Source 11.6: The Black Death and European Jews

Extreme and traumatic events such as the plague cry out for explanation so that people can find some sense of orientation in a bewildering and chaotic environment. One such explanation lay in the scapegoating of minorities or outsiders, constructing conspiracies to account for the inexplicable. In France, “beggars and mendicants of various countries” were accused of poisoning wells, tortured to produce confessions, and then burned to death. More frequently the target of such attacks were Jews, who had long been damned as “Christ killers,” prohibited from practicing certain occupations, and stereotyped as greedy moneylenders. Many church authorities, however, had encouraged toleration, hoping that Jews might finally convert to Christianity. But as the plague took hold, accusations against Jews for poisoning wells mounted, as did attacks upon them, confessions extracted under torture, and executions by burning. Conflicting economic interests played an important role in these events. Rulers and city fathers often wanted to preserve the Jews as a source of tax revenue, while those indebted to Jewish lenders might well benefit from their death. This account by the German chronicler Jacob Von Königshofen (1346–1420) illustrates that horrendous process.

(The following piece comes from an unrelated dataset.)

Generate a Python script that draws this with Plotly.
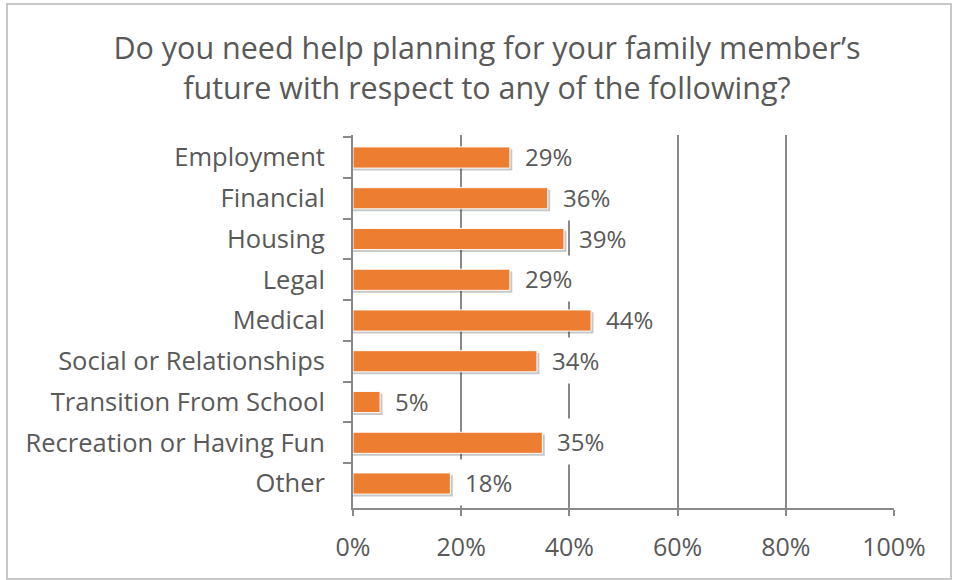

Questions to consider as you examine the source:

Jacob Von Königshofen

About the Great Plague and the Burning of the Jews, ca. Early Fifteenth Century

In the matter of this plague the Jews throughout the world were reviled and accused in all lands of having caused it through the poison which they are said to have put into the water and the wells. . . . For this reason the Jews were burnt all the way from the Mediterranean into Germany . . . , but not in Avignon, for the pope protected them there.

[I]n Basel the citizens marched to the city hall and compelled the council to take an oath that they would burn the Jews, and that they would allow no Jew to enter the city for the next two hundred years. . . . And there was a great indignation and clamor against the deputies from Strasbourg. So finally the Bishop and the lords and the Imperial Cities agreed to do away with the Jews. On . . . St. Valentine's Day [1349] they burnt the Jews on a wooden platform in their cemetery. There were about two thousand people of them. Those who wanted to baptize themselves were spared. Many small children were taken out of the fire and baptized against the will of their fathers and mothers. And everything that was owed to the Jews was cancelled, and the Jews had to surrender all pledges and notes that they had taken for debts. The council, however, took the cash that the Jews possessed and divided it among the workingmen proportionately. The money was indeed the thing that killed the Jews. If they had been poor and if the feudal lords had not been in debt to them, they would not have been burnt. After this wealth was divided among the artisans, some gave their share to the Cathedral or to the Church on the advice of their confessors. . . .

In some cities the Jews themselves set fire to their houses and cremated themselves.